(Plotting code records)

══════════════════════════════

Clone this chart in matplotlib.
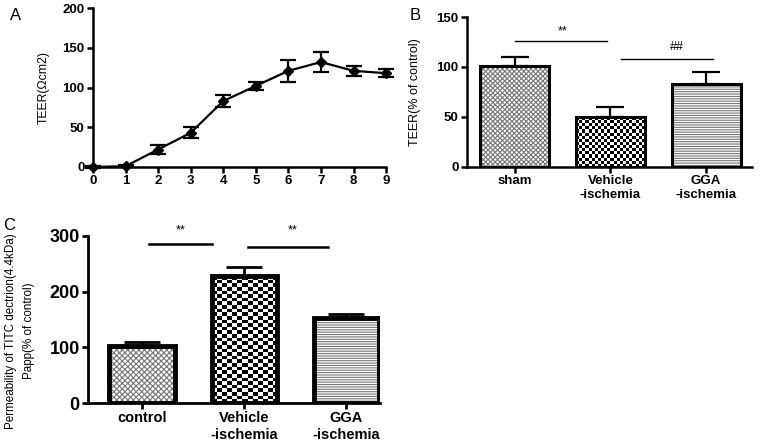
import numpy as np
import matplotlib
matplotlib.use('Agg')
import matplotlib.pyplot as plt

plt.rcParams['font.family'] = ['Liberation Sans', 'DejaVu Sans']
plt.rcParams['hatch.linewidth'] = 0.8

# panel A data
days = [0, 1, 2, 3, 4, 5, 6, 7, 8, 9]
teer = [0, 1, 22, 43, 83, 102, 121, 132, 121, 118]
teer_err = [1, 1, 6, 7, 8, 5, 14, 13, 6, 5]

# panel B data
groups_b = ['sham', 'Vehicle\n-ischemia', 'GGA\n-ischemia']
teer_pct = [101, 50, 83]
teer_pct_err = [9, 10, 12]

# panel C data
groups_c = ['control', 'Vehicle\n-ischemia', 'GGA\n-ischemia']
papp = [102, 228, 152]
papp_err = [7, 17, 8]

fig = plt.figure(figsize=(7.66, 4.44), dpi=100)

def style(ax, lw=1.8):
    for s in ['top', 'right']:
        ax.spines[s].set_visible(False)
    for s in ['left', 'bottom']:
        ax.spines[s].set_linewidth(lw)
    ax.tick_params(width=lw, length=4, labelsize=9.5, pad=2)
    for lab in ax.get_xticklabels() + ax.get_yticklabels():
        lab.set_fontweight('bold')

def hatched_bar(ax, x, h, w, hatch, hc, lw):
    # hatch drawn with its own colour, outline drawn on top
    ax.bar(x, h, width=w, color='white', edgecolor=hc, linewidth=0, hatch=hatch, zorder=2)
    ax.bar(x, h, width=w, fill=False, edgecolor='black', linewidth=lw, zorder=3)

def checker_bar(ax, x, h, w, cell_px, lw):
    # checkerboard texture clipped to the bar
    bars = ax.bar(x, h, width=w, color='white', linewidth=0, zorder=2)
    fig.canvas.draw()
    bb = bars[0].get_window_extent()
    nx = max(int(bb.width / cell_px[0]), 1)
    ny = max(int(bb.height / cell_px[1]), 1)
    yy, xx = np.indices((ny, nx))
    img = ((xx + yy) % 2).astype(float)
    im = ax.imshow(img, cmap='gray', extent=[x - w / 2, x + w / 2, 0, h],
                   interpolation='nearest', aspect='auto', zorder=2.5, vmin=0, vmax=1)
    im.set_clip_path(bars[0])
    ax.bar(x, h, width=w, fill=False, edgecolor='black', linewidth=lw, zorder=3)

# ---- A
axA = fig.add_axes([0.1214, 0.6239, 0.3826, 0.358])
axA.errorbar(days, teer, yerr=teer_err, color='black', lw=1.6, marker='D',
             ms=5, capsize=6, capthick=1.6, elinewidth=1.6, clip_on=False, zorder=3)
axA.set_xlim(0, 9)
axA.set_ylim(0, 200)
axA.set_xticks(days)
axA.set_yticks([0, 50, 100, 150, 200])
axA.set_ylabel('TEER(Ωcm2)', fontsize=8.8, labelpad=9)
style(axA)

# ---- B
axB = fig.add_axes([0.6097, 0.6239, 0.372, 0.3378])
xb = np.arange(len(groups_b))
axB.set_xlim(-0.5, 2.48)
axB.set_ylim(0, 150)
hatched_bar(axB, xb[0], teer_pct[0], 0.72, 'xxxxxxx', '#777777', 2.2)
checker_bar(axB, xb[1], teer_pct[1], 0.72, (3, 3), 2.2)
hatched_bar(axB, xb[2], teer_pct[2], 0.72, '-------', '#777777', 2.2)
for i in range(3):
    axB.errorbar(xb[i], teer_pct[i], yerr=[[0], [teer_pct_err[i]]], color='black',
                 capsize=10, capthick=1.6, elinewidth=1.6, zorder=1)
axB.set_yticks([0, 50, 100, 150])
axB.set_xticks(xb)
axB.set_xticklabels(groups_b)
axB.set_ylabel('TEER(% of control)', fontsize=9, labelpad=11)
style(axB)
axB.plot([0, 0.96], [126, 126], color='black', lw=1)
axB.text(0.5, 133, '**', ha='center', fontsize=9)
axB.plot([1.11, 2.07], [108, 108], color='black', lw=1)
axB.text(1.7, 117, '##', ha='center', fontsize=9)

# ---- C
axC = fig.add_axes([0.1149, 0.0923, 0.3811, 0.3762])
xc = np.arange(len(groups_c))
axC.set_xlim(-0.53, 2.33)
axC.set_ylim(0, 300)
hatched_bar(axC, xc[0], papp[0], 0.64, 'xxxxxx', '#777777', 3.5)
checker_bar(axC, xc[1], papp[1], 0.64, (5, 3.6), 3.5)
hatched_bar(axC, xc[2], papp[2], 0.64, '-------', '#777777', 3.5)
for i in range(3):
    axC.errorbar(xc[i], papp[i], yerr=[[0], [papp_err[i]]], color='black',
                 capsize=13, capthick=2, elinewidth=2, zorder=1)
axC.set_yticks([0, 100, 200, 300])
axC.set_xticks(xc)
axC.set_xticklabels(groups_c)
axC.set_ylabel('Permeability of TITC dectrion(4.4kDa)\nPapp(% of control)',
               fontsize=8.4, labelpad=14, linespacing=1.7)
axC.yaxis.set_label_coords(-0.182, 0.43)
style(axC, lw=2)
axC.tick_params(axis='y', labelsize=13)
axC.tick_params(axis='x', labelsize=10.5)
axC.plot([0.07, 0.68], [286, 286], color='black', lw=1.8)
axC.text(0.38, 305, '**', ha='center', fontsize=9)
axC.plot([1.04, 1.82], [280, 280], color='black', lw=1.8)
axC.text(1.47, 305, '**', ha='center', fontsize=9)

fig.text(0.013, 0.955, 'A', fontsize=12)
fig.text(0.535, 0.955, 'B', fontsize=12)
fig.text(0.004, 0.483, 'C', fontsize=12)

fig.savefig('out.png', dpi=100)
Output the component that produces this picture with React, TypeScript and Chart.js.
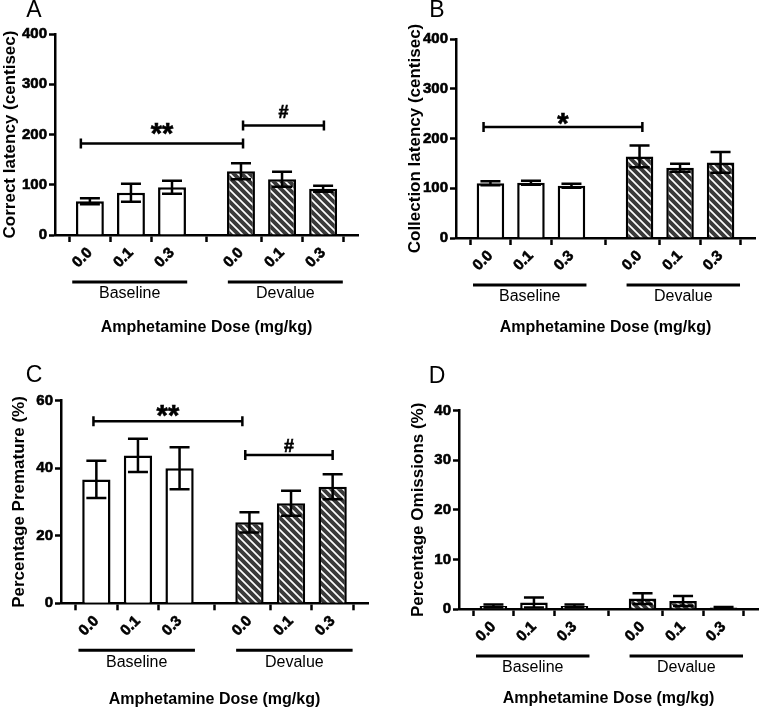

══════════════════════════════

* Given task
From the data above, write out everything exactly except the pictures.

* Task answer
Clone this chart in matplotlib.
import numpy as np
import matplotlib
matplotlib.use('Agg')
import matplotlib.pyplot as plt

plt.rcParams['font.family'] = ['Liberation Sans', 'DejaVu Sans']
plt.rcParams['hatch.linewidth'] = 0.8

# panel A data
days = [0, 1, 2, 3, 4, 5, 6, 7, 8, 9]
teer = [0, 1, 22, 43, 83, 102, 121, 132, 121, 118]
teer_err = [1, 1, 6, 7, 8, 5, 14, 13, 6, 5]

# panel B data
groups_b = ['sham', 'Vehicle\n-ischemia', 'GGA\n-ischemia']
teer_pct = [101, 50, 83]
teer_pct_err = [9, 10, 12]

# panel C data
groups_c = ['control', 'Vehicle\n-ischemia', 'GGA\n-ischemia']
papp = [102, 228, 152]
papp_err = [7, 17, 8]

fig = plt.figure(figsize=(7.66, 4.44), dpi=100)

def style(ax, lw=1.8):
    for s in ['top', 'right']:
        ax.spines[s].set_visible(False)
    for s in ['left', 'bottom']:
        ax.spines[s].set_linewidth(lw)
    ax.tick_params(width=lw, length=4, labelsize=9.5, pad=2)
    for lab in ax.get_xticklabels() + ax.get_yticklabels():
        lab.set_fontweight('bold')

def hatched_bar(ax, x, h, w, hatch, hc, lw):
    # hatch drawn with its own colour, outline drawn on top
    ax.bar(x, h, width=w, color='white', edgecolor=hc, linewidth=0, hatch=hatch, zorder=2)
    ax.bar(x, h, width=w, fill=False, edgecolor='black', linewidth=lw, zorder=3)

def checker_bar(ax, x, h, w, cell_px, lw):
    # checkerboard texture clipped to the bar
    bars = ax.bar(x, h, width=w, color='white', linewidth=0, zorder=2)
    fig.canvas.draw()
    bb = bars[0].get_window_extent()
    nx = max(int(bb.width / cell_px[0]), 1)
    ny = max(int(bb.height / cell_px[1]), 1)
    yy, xx = np.indices((ny, nx))
    img = ((xx + yy) % 2).astype(float)
    im = ax.imshow(img, cmap='gray', extent=[x - w / 2, x + w / 2, 0, h],
                   interpolation='nearest', aspect='auto', zorder=2.5, vmin=0, vmax=1)
    im.set_clip_path(bars[0])
    ax.bar(x, h, width=w, fill=False, edgecolor='black', linewidth=lw, zorder=3)

# ---- A
axA = fig.add_axes([0.1214, 0.6239, 0.3826, 0.358])
axA.errorbar(days, teer, yerr=teer_err, color='black', lw=1.6, marker='D',
             ms=5, capsize=6, capthick=1.6, elinewidth=1.6, clip_on=False, zorder=3)
axA.set_xlim(0, 9)
axA.set_ylim(0, 200)
axA.set_xticks(days)
axA.set_yticks([0, 50, 100, 150, 200])
axA.set_ylabel('TEER(Ωcm2)', fontsize=8.8, labelpad=9)
style(axA)

# ---- B
axB = fig.add_axes([0.6097, 0.6239, 0.372, 0.3378])
xb = np.arange(len(groups_b))
axB.set_xlim(-0.5, 2.48)
axB.set_ylim(0, 150)
hatched_bar(axB, xb[0], teer_pct[0], 0.72, 'xxxxxxx', '#777777', 2.2)
checker_bar(axB, xb[1], teer_pct[1], 0.72, (3, 3), 2.2)
hatched_bar(axB, xb[2], teer_pct[2], 0.72, '-------', '#777777', 2.2)
for i in range(3):
    axB.errorbar(xb[i], teer_pct[i], yerr=[[0], [teer_pct_err[i]]], color='black',
                 capsize=10, capthick=1.6, elinewidth=1.6, zorder=1)
axB.set_yticks([0, 50, 100, 150])
axB.set_xticks(xb)
axB.set_xticklabels(groups_b)
axB.set_ylabel('TEER(% of control)', fontsize=9, labelpad=11)
style(axB)
axB.plot([0, 0.96], [126, 126], color='black', lw=1)
axB.text(0.5, 133, '**', ha='center', fontsize=9)
axB.plot([1.11, 2.07], [108, 108], color='black', lw=1)
axB.text(1.7, 117, '##', ha='center', fontsize=9)

# ---- C
axC = fig.add_axes([0.1149, 0.0923, 0.3811, 0.3762])
xc = np.arange(len(groups_c))
axC.set_xlim(-0.53, 2.33)
axC.set_ylim(0, 300)
hatched_bar(axC, xc[0], papp[0], 0.64, 'xxxxxx', '#777777', 3.5)
checker_bar(axC, xc[1], papp[1], 0.64, (5, 3.6), 3.5)
hatched_bar(axC, xc[2], papp[2], 0.64, '-------', '#777777', 3.5)
for i in range(3):
    axC.errorbar(xc[i], papp[i], yerr=[[0], [papp_err[i]]], color='black',
                 capsize=13, capthick=2, elinewidth=2, zorder=1)
axC.set_yticks([0, 100, 200, 300])
axC.set_xticks(xc)
axC.set_xticklabels(groups_c)
axC.set_ylabel('Permeability of TITC dectrion(4.4kDa)\nPapp(% of control)',
               fontsize=8.4, labelpad=14, linespacing=1.7)
axC.yaxis.set_label_coords(-0.182, 0.43)
style(axC, lw=2)
axC.tick_params(axis='y', labelsize=13)
axC.tick_params(axis='x', labelsize=10.5)
axC.plot([0.07, 0.68], [286, 286], color='black', lw=1.8)
axC.text(0.38, 305, '**', ha='center', fontsize=9)
axC.plot([1.04, 1.82], [280, 280], color='black', lw=1.8)
axC.text(1.47, 305, '**', ha='center', fontsize=9)

fig.text(0.013, 0.955, 'A', fontsize=12)
fig.text(0.535, 0.955, 'B', fontsize=12)
fig.text(0.004, 0.483, 'C', fontsize=12)

fig.savefig('out.png', dpi=100)
Output the component that produces this picture with React, TypeScript and Chart.js.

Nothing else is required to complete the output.